The Member Services Desk (MSD) Weekly Market Update was developed in response to member feedback and strives to deliver timely, relevant insights that support member business objectives. Each Friday, the update provides an overview of current market trends and key developments.

If you would like to receive the MSD Weekly Market Update in .pdf format (includes FHLBNY rate charts) or to discuss this content further, please email the MSD Team.
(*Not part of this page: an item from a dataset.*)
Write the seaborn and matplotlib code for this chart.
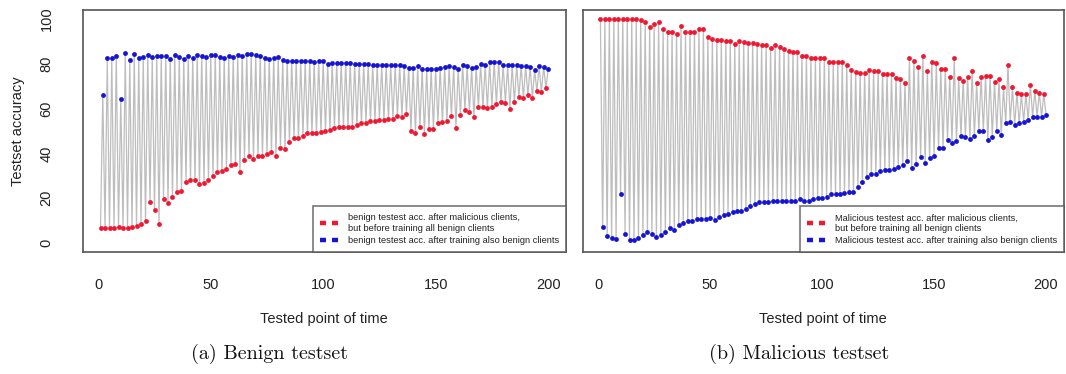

Recent Weekly Market Updates

05/29/2026
The past two weeks’ economic reports have generally reflected weak “soft”, or survey-oriented, data. The poor sentiment was most clearly evidenced in last week’s record low University of Michigan Consumer Sentiment reading for May. Meanwhile, “hard” data, or readings of actual aggregate activity, have been relatively steady and occasionally have bested expectations. Inflation data has proven concerning and seemingly cemented, for now, the “on hold” posture for the Fed. The Mideast situation remains fluid, and any meaningful developments could move the rates market. Indeed, the past week’s news of a potential resolution framework, or prospects of a memorandum of understanding on a framework, led to a decline in oil prices and yields. Looking forward to next week, the data slate is heavy on labor market-related releases, with the monthly jobs report the likely highlight.
05/15/2026
The past week’s data was influential, as it revealed that inflationary pressures appear definitively present and thereby solidified an on-hold posture from the Fed. Indeed, incoming Fed Chair Warsh is likely to encounter more forceful resistance from committee members to any policy-easing bias at the next FOMC in June. The Mideast situation, meanwhile, remains fluid, and any meaningful developments could move the rates market. Looking forward to next week, the data slate is lighter and composed of second-tier reports. The bond markets will close early on Friday the 22nd for the Memorial Day holiday weekend, and we encourage members to connect with the desk on the timing of any potential end-of-week longer-tenor advances...
05/08/2026
The Mideast situation remains fluid, and fresh developments are prone to move the rates market. The past week’s data was not very influential but continued to portray a relatively steady, albeit non-dynamic, labor market and ongoing potential inflation pressures. The jobs report to be released just prior to this edition hitting inboxes may, if considerably off consensus expectations, move rates. Looking forward to next week, the inflation data will be closely scrutinized by the markets.
05/01/2026
The extended still-with-no-end-date Mideast ceasefire/blockade continues to provide a steadier backdrop to markets and limited rate changes, although the situation remains tenuous and spurred further increases in oil prices. Data released over the week was mixed, with labor market data portraying some improvement but inflation measures remaining elevated. As expected, the FOMC kept rates on hold and noted that “inflation is elevated” and “developments in the Middle East are contributing to a high level of uncertainty about the economic outlook”. Inflation was categorized as elevated. The outcome had four dissents, the most since 1992. Three voters supported the rates-on-hold posture but were unsupportive of the statement’s perceived ongoing easing bias. The markets treated FOMC outcome as slightly hawkish and pushed yields higher. Data-wise this upcoming week, the Friday employment situation report will likely be the highlight.
04/24/2026
The extended now-with-no-end-date Mideast ceasefire has instilled a steadier backdrop to markets and limited rate changes, although the situation remains tenuous. Data released over the week was generally better-than-expected. Retail sales posted a M-o-M increase, although the figure is not adjusted for inflation, and Pending Home Sales flashed a hopeful M-o-M rise. Senate hearings on the prospective new Fed Chair nominee, Kevin Warsh, were held, but it is too early to evoke forecasts on the topic. The week ahead serves a busy slate of economic reports, although the highlight may be the April 29th FOMC outcome and the subsequent press conference. At this stage, the Fed is widely expected to remain on hold and note the ongoing uncertainty from the Mideast conflict and its potential impacts. The markets, meanwhile, remain in a tense yet hopeful pattern that the ceasefire will hold and limit further economic or market repercussions.
04/17/2026
The past week was mostly dictated by Mideast war news, with the ongoing ceasefire instilling a steadier backdrop to markets. Data released over the week was of a second-tier nature and proved inconsequential, in terms of notable rates movements. The Mideast conflict and its impacts should continue to be the dominant driver of markets; for now, markets are in a hopeful pattern that the ceasefire will hold and limit further economic or market repercussions.